I have written nonfiction and I am working on a series of essays at the moment. I enjoy writing nonfiction despite the great tax that is placed on its creation. I find it to be an interesting way to deal with what is known—as soon as you think you know the answer you are challenged by the unknown. You become aware of a blind spot even though you cannot see it, and you do your best to read more widely and, in the process, try to account for it and explain it to the reader. Nonfiction, for me, is a medium of writing I hold in the highest regard because when it is good it is so, so very good.
I write poetry, too, and have published some. However, poetry is not the avenue of creation that presents itself most often. Its force is felt sparingly in my life, hence why my output in that regard is low.
Poetry is an important source of inspiration for me, especially in moments of dispiritedness. I enjoy poetry that challenges form and language and theme, poetry that transports me beyond the margins of my own being, that flings me out into the cosmic consciousness of feeling and experience. That kind of poetry is rare, but it reminds me as a writer about being part of a larger whole, about each writer’s slow orbit around and towards the truth. I think, and I could be wrong about this, that all writing—sincere, thoughtful writing—gravitates towards the Truth (note the capital t) and poetry is one of the vehicles that comes closest to it.
A LONG HOUSE
What has been the best advice on craft you’ve received?
RÉMY NGAMIJE
“Start.” That comes from Peter Orner, a writer who has been a guiding light for me. I thought it was the strangest advice ever, but it makes sense now. Start.
Write the title down and that first sentence. Almost immediately you will find out if this writing thing is for you.
Start and very quickly you will find out if you are willing to work towards five hundred words, a thousand, ten thousand.
Start.
To that advice I append my own: if you start, then you can continue, and if you can continue, you can finish.
Start. Continue. Finish. In that order. Everything else you will figure out along the way.
A LONG HOUSE
Writers always have writers they admire and books they love. Which writers or books have had a profound influence on you? Tell us about one of them.
RÉMY NGAMIJE
At the present moment, Marlon James is a writer whose talent surpasses anything I could muster. His stories are so rich and layered, so compacted with history and humour that it takes a long time to process his writings. I do not aspire to be Marlon James—there can only be one. But his books and works exist as testimony to the possibilities that exist within language and form. I love his works because his stories not only have “literariness” but they also ring with the smack of gossip, like they were told by the aunty with all of the tea. I admire how he blends the high and low brow—if such classifications even have merit. His writing is expansive and intimate all at once, it is historical and contemporary, and it is amusing without being trivial. His work presents itself in multitudes.
A LONG HOUSE
You won the Commonwealth Short Story Prize for Africa, and only recently you won the Miles Morland Scholarship. How have prizes impacted your writing and your career? Another thing, people have opposing feelings about prizes—some claim they distract or mount undue pressure on writers; some others maintain that they’re important for confidence and career success. What is your view on prizes?
RÉMY NGAMIJE
I think it is important for every writer to define what “winning” is for them. They have to discover what gives them fulfilment or value because writing, the act of putting words on paper for oneself or for others, is quite different from the industry that has sprung up around writing.

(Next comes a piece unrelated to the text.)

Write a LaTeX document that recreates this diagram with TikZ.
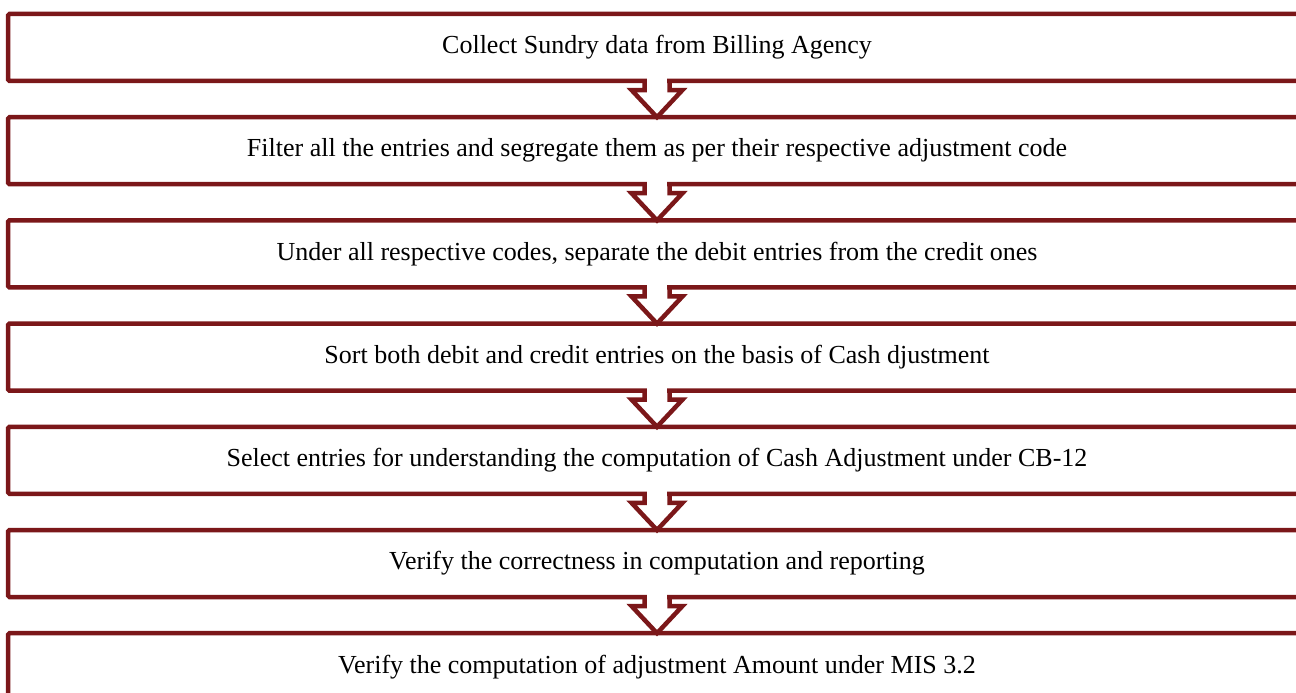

If you are journaling you have to decide what winning is for you in that mode of creation. If it is morning pages or completing a diary entry at the end of the evening then so be it.
If you are writing for publication you have to decide if submitting work for consideration, receiving offers of publication, securing advances or royalty payments, or being awarded literary prizes is what constitutes “winning” for you. There is a caveat, though: in defining what winning is, one also sets the criteria for losing.
Thus, if winning the Commonwealth Short Story Prize for the Africa Region is what winning feels like to you as a writer, then you necessarily accept to spend the greater portion of your writing career losing. It seems, to me, a bad proposition for a writing career to spend one’s time in a state of losing. I would focus on something else that is more fulfilling. Like completing a story. Editing it. Submitting it.
Can prizes set writers up for failure? Yes, of course. If that prize’s intention is to put writers on pedestals.
Do they bring pressure? Yes, they do. If the attainment of that particular literary prize is the be-all and end-all for a writer then winning the prize raises another question: what next? If the prize says that “so-and-so is the future of African Writing,” the pressure placed on the writer to be the so-called future of African writing becomes acute—but only on the people who give the person that label, not on the writer themself. I would question the people who bestow titles, not their receivers.
In an ideal literary environment, there are many prizes. As soon as the plurality of prizes decreases—due to lack of funding or poor administrative structures—then the shortcomings of the remaining prizes are amplified. Suddenly a prize for writers from Namibia who have been published in Doek! Literary Magazine is insufficient because it is not open to other African writers. Prizes really become an issue when there are not enough of them.
I am of the mind that one should be prepared to receive what one asks for. Here is something that is rarely addressed: the writer—like any artist—always has the option to step outside the prize cycle at any point in time. They can choose not to enter work for prizes, can ask not to be nominated, can withdraw from shortlists—they can even turn down prizes. Being part of the literary prize cycle is a choice.
For me, literary prizes are the things that have happened after writing. I consider the start, continuation, and conclusion of a writing project to be a prize. I think offers of publication are prizes. I think readers are prizes. I think having the time to read is a prize. I think being shortlisted for an award is as good as winning the award. And while I think winning literary prizes is grand, prizes do not help with creating the next work. And it is the next work that matters.